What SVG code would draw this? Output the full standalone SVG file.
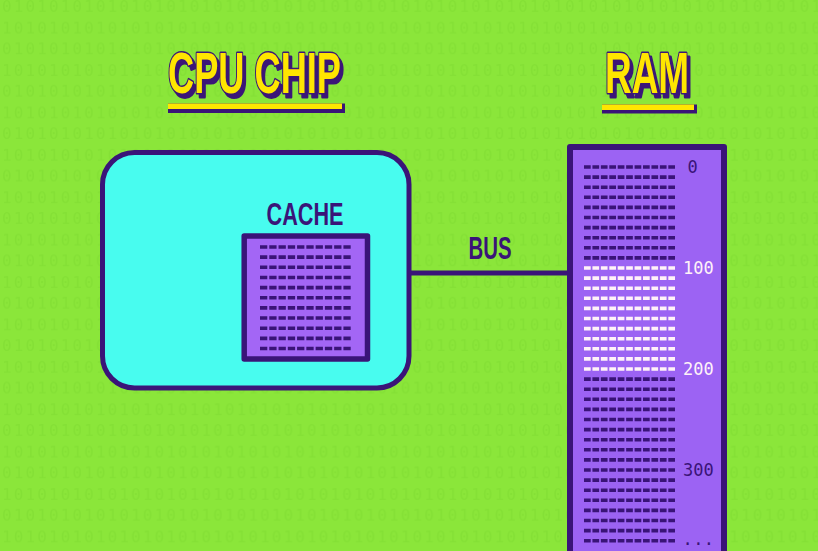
<svg xmlns="http://www.w3.org/2000/svg" xmlns:xlink="http://www.w3.org/1999/xlink" width="818" height="551" viewBox="0 0 818 551">
<style>
.bin{font-family:"DejaVu Sans Mono","Liberation Mono",monospace;font-size:16px;letter-spacing:2.1px;fill:#62c21f}
.ttl{font-family:"Liberation Sans","DejaVu Sans",sans-serif;font-weight:bold;font-size:57px;fill:#ffe600;stroke:#3a1478;stroke-width:3;paint-order:stroke;stroke-linejoin:round;filter:url(#shadow)}
.lbl{font-family:"Liberation Sans","DejaVu Sans",sans-serif;font-weight:bold;font-size:32px;fill:#3a1478}
.box{stroke:#3a1478;stroke-linejoin:round}
.dash{fill:none;stroke-width:3.6;stroke-linecap:butt}
.cdash{stroke-dasharray:7.3 1.97}
.rdash{stroke-dasharray:6.7 1.73}
.dk{stroke:#3a1478}
.wh{stroke:#fff2f8}
.num{font-family:"DejaVu Sans Mono","Liberation Mono",monospace;font-size:17px}
.numdk{fill:#3a1478}
.numwh{fill:#fff2f8}
.wire{stroke:#3a1478;stroke-width:5;fill:none}
</style>
<defs>
<filter id="shadow" x="-10%" y="-20%" width="130%" height="150%">
<feOffset in="SourceAlpha" dx="2.5" dy="3.5" result="off"/>
<feFlood flood-color="#3a1478"/>
<feComposite in2="off" operator="in" result="sh"/>
<feMerge><feMergeNode in="sh"/><feMergeNode in="SourceGraphic"/></feMerge>
</filter>
<pattern id="binary" patternUnits="userSpaceOnUse" x="2" y="0" width="93.84" height="42.4">
<text class="bin" x="0" y="12">01010101</text>
<text class="bin" x="0" y="33.2">10101010</text>
</pattern>
<line id="crow" x1="260" y1="0" x2="350.7" y2="0"/>
<line id="rrow" x1="584" y1="0" x2="675" y2="0"/>
</defs>
<g id="background">
<rect width="818" height="551" fill="#8be63a"/>
<rect width="818" height="551" fill="url(#binary)" opacity="0.17"/>
</g>
<g id="title-cpu">
<rect x="168" y="103.5" width="177" height="9.5" fill="#3a1478"/>
<rect x="168" y="103.5" width="174" height="5.5" fill="#ffe600"/>
<text class="ttl" x="168" y="93" textLength="173" lengthAdjust="spacingAndGlyphs">CPU CHIP</text>
</g>
<g id="title-ram">
<rect x="602" y="104.5" width="95" height="9" fill="#3a1478"/>
<rect x="602" y="104.5" width="92" height="5.5" fill="#ffe600"/>
<text class="ttl" x="605" y="93" textLength="84" lengthAdjust="spacingAndGlyphs">RAM</text>
</g>
<g id="connectors">
<line class="wire" x1="409" y1="273" x2="571" y2="273"/>
<text class="lbl" x="490" y="259" text-anchor="middle" textLength="43" lengthAdjust="spacingAndGlyphs">BUS</text>
</g>
<g id="cpu-chip">
<rect class="box" x="102.5" y="152.5" width="306.5" height="235.5" rx="32" fill="#48fcef" stroke-width="5"/>
</g>
<g id="cache">
<text class="lbl" x="305" y="225" text-anchor="middle" textLength="77" lengthAdjust="spacingAndGlyphs">CACHE</text>
<rect class="box" x="244.2" y="236" width="123.3" height="123" fill="#a366f5" stroke-width="5.5"/>
<g class="dash cdash dk">
<use xlink:href="#crow" y="247"/>
<use xlink:href="#crow" y="257.15"/>
<use xlink:href="#crow" y="267.3"/>
<use xlink:href="#crow" y="277.45"/>
<use xlink:href="#crow" y="287.6"/>
<use xlink:href="#crow" y="297.75"/>
<use xlink:href="#crow" y="307.9"/>
<use xlink:href="#crow" y="318.05"/>
<use xlink:href="#crow" y="328.2"/>
<use xlink:href="#crow" y="338.35"/>
<use xlink:href="#crow" y="348.5"/>
</g>
</g>
<g id="ram">
<rect class="box" x="570" y="147" width="154" height="450" fill="#9c63f3" stroke-width="6"/>
<g class="dash rdash dk">
<use xlink:href="#rrow" y="167"/>
<use xlink:href="#rrow" y="177.1"/>
<use xlink:href="#rrow" y="187.2"/>
<use xlink:href="#rrow" y="197.3"/>
<use xlink:href="#rrow" y="207.4"/>
<use xlink:href="#rrow" y="217.5"/>
<use xlink:href="#rrow" y="227.6"/>
<use xlink:href="#rrow" y="237.7"/>
<use xlink:href="#rrow" y="247.8"/>
<use xlink:href="#rrow" y="257.9"/>
</g>
<g class="dash rdash wh">
<use xlink:href="#rrow" y="268"/>
<use xlink:href="#rrow" y="278.1"/>
<use xlink:href="#rrow" y="288.2"/>
<use xlink:href="#rrow" y="298.3"/>
<use xlink:href="#rrow" y="308.4"/>
<use xlink:href="#rrow" y="318.5"/>
<use xlink:href="#rrow" y="328.6"/>
<use xlink:href="#rrow" y="338.7"/>
<use xlink:href="#rrow" y="348.8"/>
<use xlink:href="#rrow" y="358.9"/>
<use xlink:href="#rrow" y="369"/>
</g>
<g class="dash rdash dk">
<use xlink:href="#rrow" y="379.1"/>
<use xlink:href="#rrow" y="389.2"/>
<use xlink:href="#rrow" y="399.3"/>
<use xlink:href="#rrow" y="409.4"/>
<use xlink:href="#rrow" y="419.5"/>
<use xlink:href="#rrow" y="429.6"/>
<use xlink:href="#rrow" y="439.7"/>
<use xlink:href="#rrow" y="449.8"/>
<use xlink:href="#rrow" y="459.9"/>
<use xlink:href="#rrow" y="470"/>
<use xlink:href="#rrow" y="480.1"/>
<use xlink:href="#rrow" y="490.2"/>
<use xlink:href="#rrow" y="500.3"/>
<use xlink:href="#rrow" y="510.4"/>
<use xlink:href="#rrow" y="520.5"/>
<use xlink:href="#rrow" y="530.6"/>
<use xlink:href="#rrow" y="540.7"/>
</g>
<text class="num numdk" x="687.5" y="173">0</text>
<text class="num numwh" x="683" y="274">100</text>
<text class="num numwh" x="683" y="375">200</text>
<text class="num numdk" x="683" y="476">300</text>
<text class="num numdk" x="682.6" y="545" letter-spacing="0.4">...</text>
</g>
</svg>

**********

Working from the lines above, reproduce the material exactly and exclude its pictures.

EXERCISE OUTPUT:
What SVG code would draw this? Output the full standalone SVG file.
<svg xmlns="http://www.w3.org/2000/svg" xmlns:xlink="http://www.w3.org/1999/xlink" width="818" height="551" viewBox="0 0 818 551">
<style>
.bin{font-family:"DejaVu Sans Mono","Liberation Mono",monospace;font-size:16px;letter-spacing:2.1px;fill:#62c21f}
.ttl{font-family:"Liberation Sans","DejaVu Sans",sans-serif;font-weight:bold;font-size:57px;fill:#ffe600;stroke:#3a1478;stroke-width:3;paint-order:stroke;stroke-linejoin:round;filter:url(#shadow)}
.lbl{font-family:"Liberation Sans","DejaVu Sans",sans-serif;font-weight:bold;font-size:32px;fill:#3a1478}
.box{stroke:#3a1478;stroke-linejoin:round}
.dash{fill:none;stroke-width:3.6;stroke-linecap:butt}
.cdash{stroke-dasharray:7.3 1.97}
.rdash{stroke-dasharray:6.7 1.73}
.dk{stroke:#3a1478}
.wh{stroke:#fff2f8}
.num{font-family:"DejaVu Sans Mono","Liberation Mono",monospace;font-size:17px}
.numdk{fill:#3a1478}
.numwh{fill:#fff2f8}
.wire{stroke:#3a1478;stroke-width:5;fill:none}
</style>
<defs>
<filter id="shadow" x="-10%" y="-20%" width="130%" height="150%">
<feOffset in="SourceAlpha" dx="2.5" dy="3.5" result="off"/>
<feFlood flood-color="#3a1478"/>
<feComposite in2="off" operator="in" result="sh"/>
<feMerge><feMergeNode in="sh"/><feMergeNode in="SourceGraphic"/></feMerge>
</filter>
<pattern id="binary" patternUnits="userSpaceOnUse" x="2" y="0" width="93.84" height="42.4">
<text class="bin" x="0" y="12">01010101</text>
<text class="bin" x="0" y="33.2">10101010</text>
</pattern>
<line id="crow" x1="260" y1="0" x2="350.7" y2="0"/>
<line id="rrow" x1="584" y1="0" x2="675" y2="0"/>
</defs>
<g id="background">
<rect width="818" height="551" fill="#8be63a"/>
<rect width="818" height="551" fill="url(#binary)" opacity="0.17"/>
</g>
<g id="title-cpu">
<rect x="168" y="103.5" width="177" height="9.5" fill="#3a1478"/>
<rect x="168" y="103.5" width="174" height="5.5" fill="#ffe600"/>
<text class="ttl" x="168" y="93" textLength="173" lengthAdjust="spacingAndGlyphs">CPU CHIP</text>
</g>
<g id="title-ram">
<rect x="602" y="104.5" width="95" height="9" fill="#3a1478"/>
<rect x="602" y="104.5" width="92" height="5.5" fill="#ffe600"/>
<text class="ttl" x="605" y="93" textLength="84" lengthAdjust="spacingAndGlyphs">RAM</text>
</g>
<g id="connectors">
<line class="wire" x1="409" y1="273" x2="571" y2="273"/>
<text class="lbl" x="490" y="259" text-anchor="middle" textLength="43" lengthAdjust="spacingAndGlyphs">BUS</text>
</g>
<g id="cpu-chip">
<rect class="box" x="102.5" y="152.5" width="306.5" height="235.5" rx="32" fill="#48fcef" stroke-width="5"/>
</g>
<g id="cache">
<text class="lbl" x="305" y="225" text-anchor="middle" textLength="77" lengthAdjust="spacingAndGlyphs">CACHE</text>
<rect class="box" x="244.2" y="236" width="123.3" height="123" fill="#a366f5" stroke-width="5.5"/>
<g class="dash cdash dk">
<use xlink:href="#crow" y="247"/>
<use xlink:href="#crow" y="257.15"/>
<use xlink:href="#crow" y="267.3"/>
<use xlink:href="#crow" y="277.45"/>
<use xlink:href="#crow" y="287.6"/>
<use xlink:href="#crow" y="297.75"/>
<use xlink:href="#crow" y="307.9"/>
<use xlink:href="#crow" y="318.05"/>
<use xlink:href="#crow" y="328.2"/>
<use xlink:href="#crow" y="338.35"/>
<use xlink:href="#crow" y="348.5"/>
</g>
</g>
<g id="ram">
<rect class="box" x="570" y="147" width="154" height="450" fill="#9c63f3" stroke-width="6"/>
<g class="dash rdash dk">
<use xlink:href="#rrow" y="167"/>
<use xlink:href="#rrow" y="177.1"/>
<use xlink:href="#rrow" y="187.2"/>
<use xlink:href="#rrow" y="197.3"/>
<use xlink:href="#rrow" y="207.4"/>
<use xlink:href="#rrow" y="217.5"/>
<use xlink:href="#rrow" y="227.6"/>
<use xlink:href="#rrow" y="237.7"/>
<use xlink:href="#rrow" y="247.8"/>
<use xlink:href="#rrow" y="257.9"/>
</g>
<g class="dash rdash wh">
<use xlink:href="#rrow" y="268"/>
<use xlink:href="#rrow" y="278.1"/>
<use xlink:href="#rrow" y="288.2"/>
<use xlink:href="#rrow" y="298.3"/>
<use xlink:href="#rrow" y="308.4"/>
<use xlink:href="#rrow" y="318.5"/>
<use xlink:href="#rrow" y="328.6"/>
<use xlink:href="#rrow" y="338.7"/>
<use xlink:href="#rrow" y="348.8"/>
<use xlink:href="#rrow" y="358.9"/>
<use xlink:href="#rrow" y="369"/>
</g>
<g class="dash rdash dk">
<use xlink:href="#rrow" y="379.1"/>
<use xlink:href="#rrow" y="389.2"/>
<use xlink:href="#rrow" y="399.3"/>
<use xlink:href="#rrow" y="409.4"/>
<use xlink:href="#rrow" y="419.5"/>
<use xlink:href="#rrow" y="429.6"/>
<use xlink:href="#rrow" y="439.7"/>
<use xlink:href="#rrow" y="449.8"/>
<use xlink:href="#rrow" y="459.9"/>
<use xlink:href="#rrow" y="470"/>
<use xlink:href="#rrow" y="480.1"/>
<use xlink:href="#rrow" y="490.2"/>
<use xlink:href="#rrow" y="500.3"/>
<use xlink:href="#rrow" y="510.4"/>
<use xlink:href="#rrow" y="520.5"/>
<use xlink:href="#rrow" y="530.6"/>
<use xlink:href="#rrow" y="540.7"/>
</g>
<text class="num numdk" x="687.5" y="173">0</text>
<text class="num numwh" x="683" y="274">100</text>
<text class="num numwh" x="683" y="375">200</text>
<text class="num numdk" x="683" y="476">300</text>
<text class="num numdk" x="682.6" y="545" letter-spacing="0.4">...</text>
</g>
</svg>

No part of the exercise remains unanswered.